=== Items ===

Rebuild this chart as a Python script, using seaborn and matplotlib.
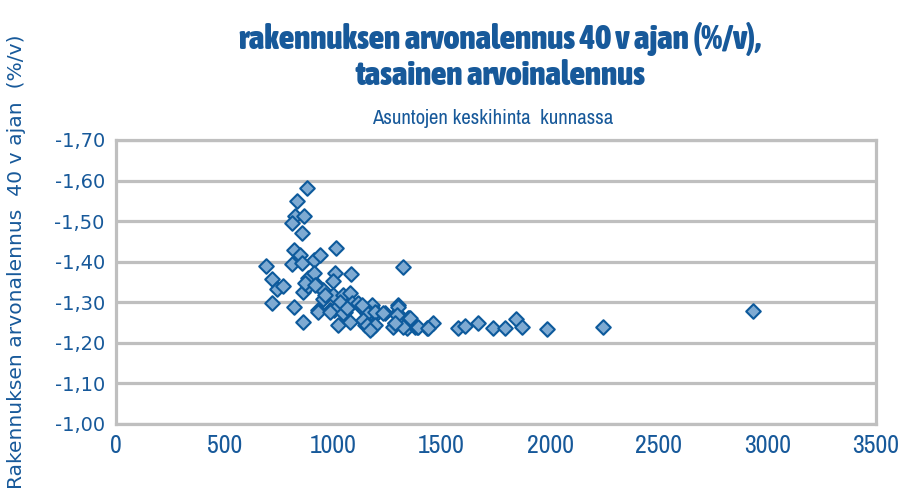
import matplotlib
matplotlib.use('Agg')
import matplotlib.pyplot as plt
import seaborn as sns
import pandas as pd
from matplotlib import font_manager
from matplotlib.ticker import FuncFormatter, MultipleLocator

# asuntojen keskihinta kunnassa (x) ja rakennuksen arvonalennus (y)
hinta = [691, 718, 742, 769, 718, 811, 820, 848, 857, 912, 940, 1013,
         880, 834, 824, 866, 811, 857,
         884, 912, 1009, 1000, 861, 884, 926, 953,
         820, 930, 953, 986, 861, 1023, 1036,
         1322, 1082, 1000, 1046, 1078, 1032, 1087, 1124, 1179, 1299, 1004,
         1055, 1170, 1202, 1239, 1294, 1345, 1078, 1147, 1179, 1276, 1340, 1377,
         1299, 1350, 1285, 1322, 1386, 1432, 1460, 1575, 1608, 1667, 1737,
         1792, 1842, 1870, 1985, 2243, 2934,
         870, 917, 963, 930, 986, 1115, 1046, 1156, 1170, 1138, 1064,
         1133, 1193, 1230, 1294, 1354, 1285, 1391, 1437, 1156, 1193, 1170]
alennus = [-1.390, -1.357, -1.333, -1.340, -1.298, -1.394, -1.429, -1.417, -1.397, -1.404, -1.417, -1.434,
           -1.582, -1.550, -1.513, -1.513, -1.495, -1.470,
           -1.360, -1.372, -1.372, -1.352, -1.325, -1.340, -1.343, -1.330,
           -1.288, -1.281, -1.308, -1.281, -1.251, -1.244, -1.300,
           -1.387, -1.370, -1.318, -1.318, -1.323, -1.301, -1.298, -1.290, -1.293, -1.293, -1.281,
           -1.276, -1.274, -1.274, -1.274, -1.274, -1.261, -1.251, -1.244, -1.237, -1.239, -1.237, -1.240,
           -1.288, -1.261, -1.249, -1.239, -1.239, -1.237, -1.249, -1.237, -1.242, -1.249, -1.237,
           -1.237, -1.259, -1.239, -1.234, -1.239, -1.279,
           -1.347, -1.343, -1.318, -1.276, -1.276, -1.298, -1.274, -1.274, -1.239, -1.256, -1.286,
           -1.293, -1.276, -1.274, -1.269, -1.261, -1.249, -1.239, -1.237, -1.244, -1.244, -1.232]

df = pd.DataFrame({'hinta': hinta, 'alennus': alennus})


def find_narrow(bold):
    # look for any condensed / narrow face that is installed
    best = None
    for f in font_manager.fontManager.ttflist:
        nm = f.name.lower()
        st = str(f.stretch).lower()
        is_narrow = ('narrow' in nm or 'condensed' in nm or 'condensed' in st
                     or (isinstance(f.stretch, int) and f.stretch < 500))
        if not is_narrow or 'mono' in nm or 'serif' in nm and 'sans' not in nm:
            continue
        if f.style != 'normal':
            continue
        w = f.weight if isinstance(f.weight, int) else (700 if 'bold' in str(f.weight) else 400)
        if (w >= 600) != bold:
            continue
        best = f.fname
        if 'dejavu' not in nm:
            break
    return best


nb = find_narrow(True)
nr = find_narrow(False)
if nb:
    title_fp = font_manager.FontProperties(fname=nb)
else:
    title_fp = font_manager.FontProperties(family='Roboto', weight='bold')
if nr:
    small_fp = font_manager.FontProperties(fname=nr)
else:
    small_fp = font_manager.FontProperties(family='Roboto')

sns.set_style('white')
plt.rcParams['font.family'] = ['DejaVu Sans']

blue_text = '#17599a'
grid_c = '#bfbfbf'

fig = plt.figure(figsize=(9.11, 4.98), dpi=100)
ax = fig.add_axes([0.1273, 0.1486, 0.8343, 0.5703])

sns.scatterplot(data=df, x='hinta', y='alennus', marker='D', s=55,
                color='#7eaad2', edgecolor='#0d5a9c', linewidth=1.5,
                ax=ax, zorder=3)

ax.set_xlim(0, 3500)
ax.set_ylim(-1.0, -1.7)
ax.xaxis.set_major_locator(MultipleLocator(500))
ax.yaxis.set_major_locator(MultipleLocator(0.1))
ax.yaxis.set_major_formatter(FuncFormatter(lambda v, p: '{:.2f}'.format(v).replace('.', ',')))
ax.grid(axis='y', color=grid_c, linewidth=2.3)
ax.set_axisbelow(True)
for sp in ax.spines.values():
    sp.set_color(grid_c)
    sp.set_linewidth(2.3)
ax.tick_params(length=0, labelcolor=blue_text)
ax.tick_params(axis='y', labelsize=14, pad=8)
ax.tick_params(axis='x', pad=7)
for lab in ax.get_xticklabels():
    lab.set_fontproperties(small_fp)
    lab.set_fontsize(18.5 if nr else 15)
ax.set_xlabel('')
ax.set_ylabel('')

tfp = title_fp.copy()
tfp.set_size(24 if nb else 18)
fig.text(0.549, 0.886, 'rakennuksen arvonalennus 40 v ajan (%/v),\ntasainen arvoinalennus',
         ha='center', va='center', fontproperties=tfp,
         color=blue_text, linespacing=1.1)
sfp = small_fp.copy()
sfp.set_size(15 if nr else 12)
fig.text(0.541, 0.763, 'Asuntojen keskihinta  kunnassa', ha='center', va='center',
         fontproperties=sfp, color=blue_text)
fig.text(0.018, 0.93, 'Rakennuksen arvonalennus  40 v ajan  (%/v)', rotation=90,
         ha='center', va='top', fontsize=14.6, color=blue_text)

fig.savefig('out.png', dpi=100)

===
=== Items ===

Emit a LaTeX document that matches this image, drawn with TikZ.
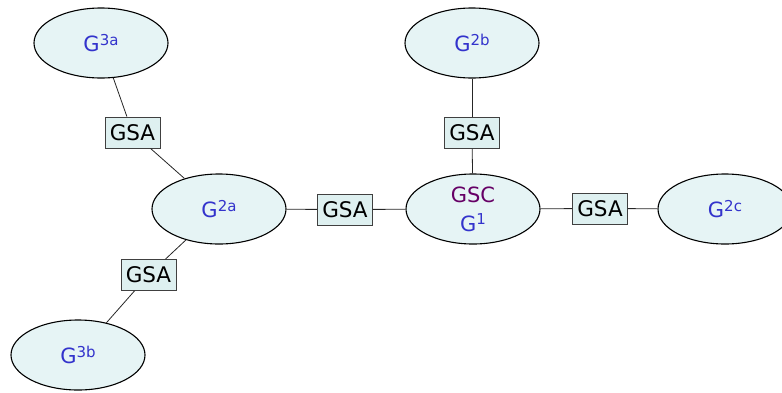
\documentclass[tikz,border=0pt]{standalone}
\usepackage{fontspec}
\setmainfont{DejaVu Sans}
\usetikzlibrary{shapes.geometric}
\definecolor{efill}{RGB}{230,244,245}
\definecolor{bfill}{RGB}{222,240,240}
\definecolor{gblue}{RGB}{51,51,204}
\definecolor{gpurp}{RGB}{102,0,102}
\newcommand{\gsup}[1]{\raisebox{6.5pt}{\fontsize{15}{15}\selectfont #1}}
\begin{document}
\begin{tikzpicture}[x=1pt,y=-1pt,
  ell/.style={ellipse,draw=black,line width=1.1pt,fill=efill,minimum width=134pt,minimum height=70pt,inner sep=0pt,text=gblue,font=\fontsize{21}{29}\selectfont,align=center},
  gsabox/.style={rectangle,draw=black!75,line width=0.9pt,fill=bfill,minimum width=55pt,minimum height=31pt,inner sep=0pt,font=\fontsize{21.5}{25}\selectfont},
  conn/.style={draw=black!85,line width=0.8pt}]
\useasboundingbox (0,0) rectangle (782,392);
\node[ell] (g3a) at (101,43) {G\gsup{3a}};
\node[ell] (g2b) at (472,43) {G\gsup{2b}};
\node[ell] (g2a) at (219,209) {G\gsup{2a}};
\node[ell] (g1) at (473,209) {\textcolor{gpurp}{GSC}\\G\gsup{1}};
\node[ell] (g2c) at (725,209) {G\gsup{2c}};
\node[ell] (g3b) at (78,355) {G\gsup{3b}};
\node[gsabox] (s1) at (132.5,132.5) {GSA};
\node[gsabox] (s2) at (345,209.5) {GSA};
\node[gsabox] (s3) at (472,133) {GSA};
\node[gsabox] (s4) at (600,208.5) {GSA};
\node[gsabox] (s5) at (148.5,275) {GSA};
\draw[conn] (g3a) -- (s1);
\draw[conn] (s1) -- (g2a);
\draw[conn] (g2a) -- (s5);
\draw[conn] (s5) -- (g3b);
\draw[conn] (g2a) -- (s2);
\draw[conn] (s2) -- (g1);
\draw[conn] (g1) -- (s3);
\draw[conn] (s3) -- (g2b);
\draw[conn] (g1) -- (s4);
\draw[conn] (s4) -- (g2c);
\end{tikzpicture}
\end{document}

===

What is required: Nothing but the lines from the one with "Rebuild this chart" through the one with "from matplotlib.ticker import" should be copied, word for word. Pictures are left out.

Solution for this task:
Rebuild this chart as a Python script, using seaborn and matplotlib.
import matplotlib
matplotlib.use('Agg')
import matplotlib.pyplot as plt
import seaborn as sns
import pandas as pd
from matplotlib import font_manager
from matplotlib.ticker import FuncFormatter, MultipleLocator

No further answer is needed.